Introduction: The rise in popularity of chatbots, particularly ChatGPT by OpenAI among the general public and its utility in the healthcare field is a topic of present controversy. The current study aimed at assessing the reliability and accuracy of ChatGPT's responses to inquiries posed by parents, specifically focusing on a range of pediatric ophthalmological and strabismus conditions.
Methods: Patient queries were collected via a thematic analysis and posed to ChatGPT 3.5 version across 3 unique instances each. The questions were divided into 12 domains totalling 817 unique questions. All responses were scored on the response quality by two experienced pediatric ophthalmologists in a Likert-scale format. All questions were evaluated for readability using the Flesch-Kincaid Grade Level (FKGL) and character counts.

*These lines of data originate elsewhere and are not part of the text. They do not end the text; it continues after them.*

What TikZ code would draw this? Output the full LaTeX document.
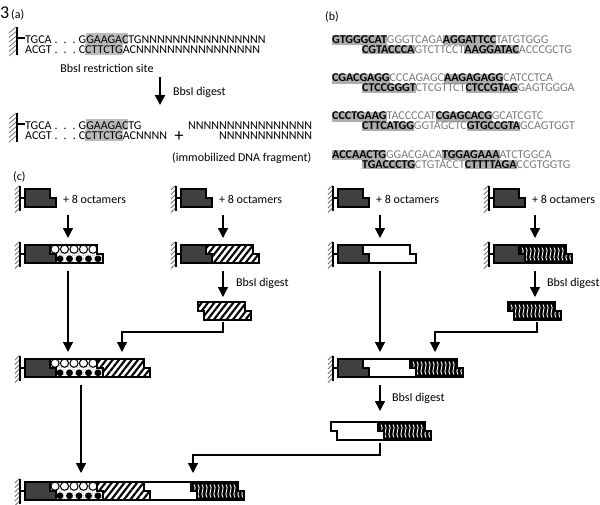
\documentclass[tikz,border=0pt]{standalone}
\usepackage{fontspec}
\setmainfont{Carlito}
\usetikzlibrary{arrows.meta,patterns.meta,positioning}

\colorlet{darkblock}{black!75}
\colorlet{siteshade}{black!27}
\colorlet{octshade}{black!32}
\colorlet{spacertext}{black!52}
\colorlet{wallgray}{black!55}

\newcommand\dts{\kern3pt.\kern6pt.\kern6pt.\kern3pt}
\newcommand\topstrut{\rule[-2pt]{0pt}{10pt}}
\newcommand\botstrut{\rule[-1pt]{0pt}{9pt}}
\newcommand\tightlines{\lineskiplimit-20pt\relax}
\newcommand\octa[2]{{\setlength{\fboxsep}{0pt}\colorbox{octshade}{#1\bfseries #2}}}
\newcommand\site[2]{{\setlength{\fboxsep}{0pt}\colorbox{siteshade}{#1#2}}}
\newcommand\spacer[1]{\textcolor{spacertext}{#1}}

% stepped strand pair: left x (top strand), top y, length
\newcommand\blkpath[3]{(#1,#2) -- ++(#3,0) -- ++(0,9) -- ++(6,0) -- ++(0,9) -- ++(-#3,0) -- ++(0,-9) -- ++(-6,0) -- cycle}

\newcommand\anchorwall[2]{%
  \foreach \k in {0,...,5}
    \draw[wallhatch] ({#1-10},{#2+1+4.5*\k}) -- ++(4.5,-4.5);
  \draw[wallbar] ({#1-5},{#2-3}) -- ({#1-5},{#2+22});
  \draw[blockline] ({#1-5},{#2+9}) -- (#1,{#2+9});}
\newcommand\darkpart[2]{\path[blockline, fill=darkblock] (#1,#2) -- ++(25,0) -- ++(0,9) -- ++(6,0) -- ++(0,9) -- ++(-31,0) -- cycle;}
\newcommand\whitepart[2]{\path[blockline, fill=white] \blkpath{#1}{#2}{47};}
\newcommand\hatchpart[2]{\path[blockline, preaction={fill=white}, preaction={pattern={Lines[angle=52,distance=5pt,line width=2.1pt]}}] \blkpath{#1}{#2}{47};}
\newcommand\wavypart[2]{%
  \begin{scope}
    \clip \blkpath{#1}{#2}{47};
    \fill[black] \blkpath{#1}{#2}{47};
    \foreach \k in {0,...,12}
      \draw[wavestroke] ({#1+3+4*\k},{#2+2.5}) .. controls +(3.5,3.5) and +(-3.5,-3.5) .. ++(1,13);
  \end{scope}
  \path[blockline] \blkpath{#1}{#2}{47};}
\newcommand\dotpart[2]{%
  \begin{scope}
    \clip \blkpath{#1}{#2}{47};
    \fill[white] \blkpath{#1}{#2}{47};
    \fill[pattern={Dots[distance=2.2pt,radius=0.4pt]}, pattern color=black!50] \blkpath{#1}{#2}{47};
    \foreach \k in {0,...,5} {
      \draw[line width=1pt, fill=white] ({#1+5+9.5*\k},{#2+4.2}) circle[radius=4.1];
      \fill ({#1+10+9.5*\k},{#2+13.8}) circle[radius=3.4];
    }
  \end{scope}
  \path[blockline] \blkpath{#1}{#2}{47};}

\begin{document}
\begin{tikzpicture}[x=1pt, y=-1pt,
  duplex/.style={inner sep=0pt, align=left, anchor=north west,
    font=\fontsize{12}{10}\selectfont\tightlines},
  lbl/.style={inner sep=0pt, font=\fontsize{12}{12}\selectfont},
  blockline/.style={draw=black, line width=1.1pt},
  wallbar/.style={line width=1.6pt},
  wallhatch/.style={draw=wallgray, line width=0.8pt},
  wavestroke/.style={draw=white, line width=0.9pt},
  flow/.style={line width=1.4pt, -{Triangle[length=10pt,width=10pt]}},
  link/.style={line width=1.2pt}]
\useasboundingbox (0,0) rectangle (600,504);

% panel labels
\node[inner sep=0pt, anchor=base west, font=\fontsize{18}{18}\selectfont] (fig) at (0,18) {3};
\node[lbl, anchor=base west] (pa) at (11,18) {(a)};
\node[lbl, anchor=base west] (pb) at (325,20) {(b)};
\node[lbl, anchor=base west] (pc) at (13,180) {(c)};

% (a) before digest
\node[duplex] (s1) at (25,33)
  {TGCA\dts G\site{\rule[-1pt]{0pt}{11pt}}{GAAGAC}TGNNNNNNNNNNNNNNNN\\
   ACGT\dts C\site{\rule[-2pt]{0pt}{11pt}}{CTTCTG}ACNNNNNNNNNNNNNNNN};
\node[lbl, anchor=base] (site) at (107,72) {BbsI restriction site};
\foreach \k in {0,...,5}
  \draw[wallhatch] (9,{33+4.6*\k}) -- ++(7,-6);
\draw[wallbar, line width=2pt] (17,27) -- (17,55);
\draw[link] ([xshift=-8pt,yshift=-5pt]s1.north west) -- ([yshift=-5pt]s1.north west);

\coordinate (cutA) at (160,77);
\coordinate (cutB) at (160,105);
\draw[flow, line width=2pt] (cutA) -- (cutB);
\node[lbl, anchor=base west] (cutlbl) at (173,95) {BbsI digest};

% (a) after digest
\node[duplex] (s2) at (25,119)
  {TGCA\dts G\site{\rule[-1pt]{0pt}{11pt}}{GAAGAC}TG\\
   ACGT\dts C\site{\rule[-2pt]{0pt}{11pt}}{CTTCTG}ACNNNN};
\node[inner sep=0pt, font=\fontsize{18}{18}\selectfont] (plus) at (179,137) {+};
\node[duplex, align=right] (frag) at (188,121)
  {\rule{0pt}{8pt}NNNNNNNNNNNNNNNN\\NNNNNNNNNNNN};
\node[lbl, anchor=base west] (imm) at (172,161) {(immobilized DNA fragment)};
\foreach \k in {0,...,5}
  \draw[wallhatch] (9,{119+4.6*\k}) -- ++(7,-6);
\draw[wallbar, line width=2pt] (17,113) -- (17,142);
\draw[link] ([xshift=-8pt,yshift=-5pt]s2.north west) -- ([yshift=-5pt]s2.north west);

% (b) octamer pairs
\foreach \ta/\tb/\tc/\td/\ba/\bb/\bc/\bd [count=\g from 0] in {
  GTGGGCAT/GGGTCAGA/AGGATTCC/TATGTGGG/CGTACCCA/GTCTTCCT/AAGGATAC/ACCCGCTG,
  CGACGAGG/CCCAGAGC/AAGAGAGG/CATCCTCA/CTCCGGGT/CTCGTTCT/CTCCGTAG/GAGTGGGA,
  CCCTGAAG/TACCCCAT/CGAGCACG/GCATCGTC/CTTCATGG/GGTAGCTC/GTGCCGTA/GCAGTGGT,
  ACCAACTG/GGACGACA/TGGAGAAA/ATCTGGCA/TGACCCTG/CTGTACCT/CTTTTAGA/CCGTGGTG} {
  \node[duplex] (pair\g) at (332,{35+38.3*\g})
    {\octa{\topstrut}{\ta}\spacer{\tb}\octa{\topstrut}{\tc}\spacer{\td}\\
     \hspace*{30pt}\octa{\botstrut}{\ba}\spacer{\bb}\octa{\botstrut}{\bc}\spacer{\bd}};
}

% (c) row 1: starting blocks
\foreach \x [count=\c] in {25,181,338,494} {
  \anchorwall{\x}{189}
  \darkpart{\x}{189}
  \node[lbl, anchor=base west] (oct\c) at ({\x+38},203) {+ 8 octamers};
}
% row 2
\foreach \x in {25,181,338,494} {
  \anchorwall{\x}{245}
  \darkpart{\x}{245}
}
\dotpart{50}{245}
\hatchpart{206}{245}
\whitepart{363}{245}
\wavypart{519}{245}
% row 3
\hatchpart{198}{302}
\wavypart{508}{302}
% row 4
\anchorwall{25}{359}
\darkpart{25}{359}
\dotpart{50}{359}
\hatchpart{97}{359}
\anchorwall{338}{359}
\darkpart{338}{359}
\whitepart{363}{359}
\wavypart{410}{359}
% row 5
\whitepart{331}{422}
\wavypart{378}{422}
% row 6
\anchorwall{25}{482}
\darkpart{25}{482}
\dotpart{50}{482}
\hatchpart{97}{482}
\whitepart{144}{482}
\wavypart{191}{482}

% arrows
\foreach \cx [count=\c] in {68,223,380,535} {
  \coordinate (add\c) at (\cx,215);
  \coordinate (ext\c) at (\cx,238);
  \draw[flow] (add\c) -- (ext\c);
}
\coordinate (keep1) at (68,271);
\coordinate (join1) at (68,352);
\draw[flow] (keep1) -- (join1);
\coordinate (keep3) at (380,271);
\coordinate (join3) at (380,352);
\draw[flow] (keep3) -- (join3);

\coordinate (cut2) at (223,271);
\coordinate (frag2) at (223,297);
\draw[flow] (cut2) -- (frag2);
\node[lbl, anchor=base west] (dig2) at (236,286) {BbsI digest};
\coordinate (cut4) at (535,271);
\coordinate (frag4) at (535,297);
\draw[flow] (cut4) -- (frag4);
\node[lbl, anchor=base west] (dig4) at (547,286) {BbsI digest};
\coordinate (cut5) at (380,385);
\coordinate (frag5) at (380,411);
\draw[flow] (cut5) -- (frag5);
\node[lbl, anchor=base west] (dig5) at (392,401) {BbsI digest};

\coordinate (out2) at (223,322);
\coordinate (in2) at (122,352);
\draw[link, -{Triangle[length=10pt,width=10pt]}] (out2) -- ++(0,10) -| (in2);
\coordinate (out4) at (537,322);
\coordinate (in4) at (435,352);
\draw[link, -{Triangle[length=10pt,width=10pt]}] (out4) -- ++(0,10) -| (in4);
\coordinate (out5) at (380,443);
\coordinate (in5) at (193,473);
\draw[link, -{Triangle[length=10pt,width=10pt]}] (out5) -- ++(0,12) -| (in5);
\coordinate (keep6) at (81,385);
\coordinate (join6) at (81,473);
\draw[flow] (keep6) -- (join6);
\end{tikzpicture}
\end{document}
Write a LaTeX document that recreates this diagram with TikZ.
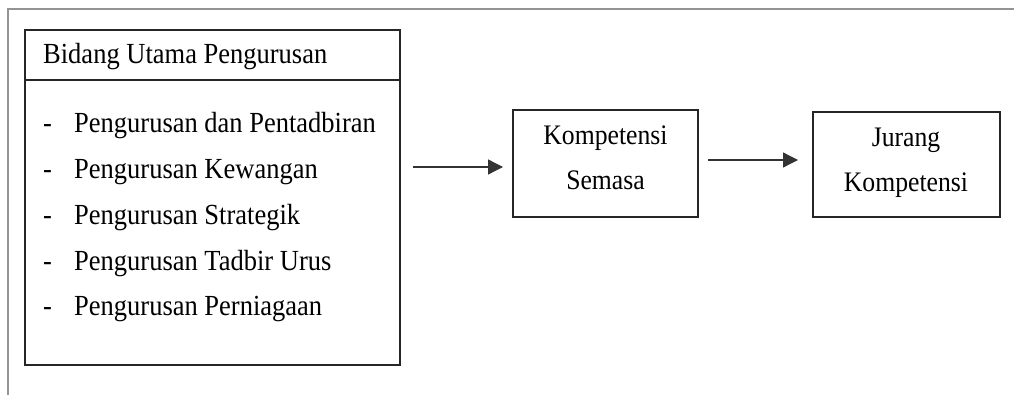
\documentclass[tikz,border=0pt]{standalone}
\usepackage{fontspec}
\setmainfont{Liberation Serif}
\usetikzlibrary{arrows.meta}
\newcommand{\tall}[1]{\scalebox{1}[1.1]{#1}}
\begin{document}
\begin{tikzpicture}[x=1pt,y=-1pt,
  box/.style={draw=black!85,line width=2.2pt,inner sep=0pt},
  txt/.style={font=\fontsize{26.5}{30}\selectfont,inner sep=0pt,anchor=base west},
  ctxt/.style={font=\fontsize{25.7}{30}\selectfont,inner sep=0pt,anchor=base},
  arr/.style={line width=1.3pt,draw=black!80,-{Triangle[length=15pt,width=15pt]}}]
\useasboundingbox (0,0) rectangle (1014,395);
% outer gray frame (top and left)
\draw[line width=2pt,color=black!42] (1014,9.5) -- (8,9.5) -- (8,395);
% left box
\node[box,minimum width=375pt,minimum height=335pt] (left) at (212.5,197.5) {};
\coordinate (hdl) at (25,80);
\coordinate (hdr) at (400,80);
\draw[line width=2.2pt,draw=black!85] (hdl) -- (hdr);
\node[txt] (hdr-t) at (43,64) {\tall{Bidang Utama Pengurusan}};
\foreach \y/\t [count=\i] in {133/Pengurusan dan Pentadbiran,179/Pengurusan Kewangan,225/Pengurusan Strategik,270/Pengurusan Tadbir Urus,315/Pengurusan Perniagaan}{
  \node[txt] (d\i) at (43,\y) {\tall{-}};
  \node[txt] (it\i) at (74,\y) {\tall{\t}};
}
% middle box
\node[box,minimum width=185pt,minimum height=107pt] (mid) at (605.5,163.5) {};
\node[ctxt] (m1) at (605.5,145) {\tall{Kompetensi}};
\node[ctxt] (m2) at (605.5,190) {\tall{Semasa}};
% right box
\node[box,minimum width=187pt,minimum height=105pt] (right) at (906.5,164.5) {};
\node[ctxt] (r1) at (906,147) {\tall{Jurang}};
\node[ctxt] (r2) at (906,192) {\tall{Kompetensi}};
% arrows
\coordinate (a1s) at (413,167);
\coordinate (a1e) at (503,167);
\coordinate (a2s) at (708,160);
\coordinate (a2e) at (798,160);
\draw[arr] (a1s) -- (a1e);
\draw[arr] (a2s) -- (a2e);
\end{tikzpicture}
\end{document}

Results: A total of 638 (78.09%) questions were scored to be perfectly correct, 156 (19.09%) were scored correct but incomplete and only 23 (2.81%) were scored to be partially incorrect. None of the responses were scored to be completely incorrect. Average FKGL score was 14.49 [95% CI 14.4004-14.5854] and the average character count was 1825.33 [95%CI 1791.95-1858.7] with p = 0.831 and 0.697 respectively. The minimum and maximum FKGL scores were 10.6 and 18.34 respectively. FKGL predicted character count, R²=.012, F(1,815) = 10.26, p = .001.
Conclusion: ChatGPT provided accurate and reliable information for a majority of the questions. The readability of the questions was much above the typically required standards for adults, which is concerning. Despite these limitations, it is evident that this technology will play a significant role in the healthcare industry.
Keywords: Pediatric ophthalmology; artificial intelligence; chatbot; health information; strabismus.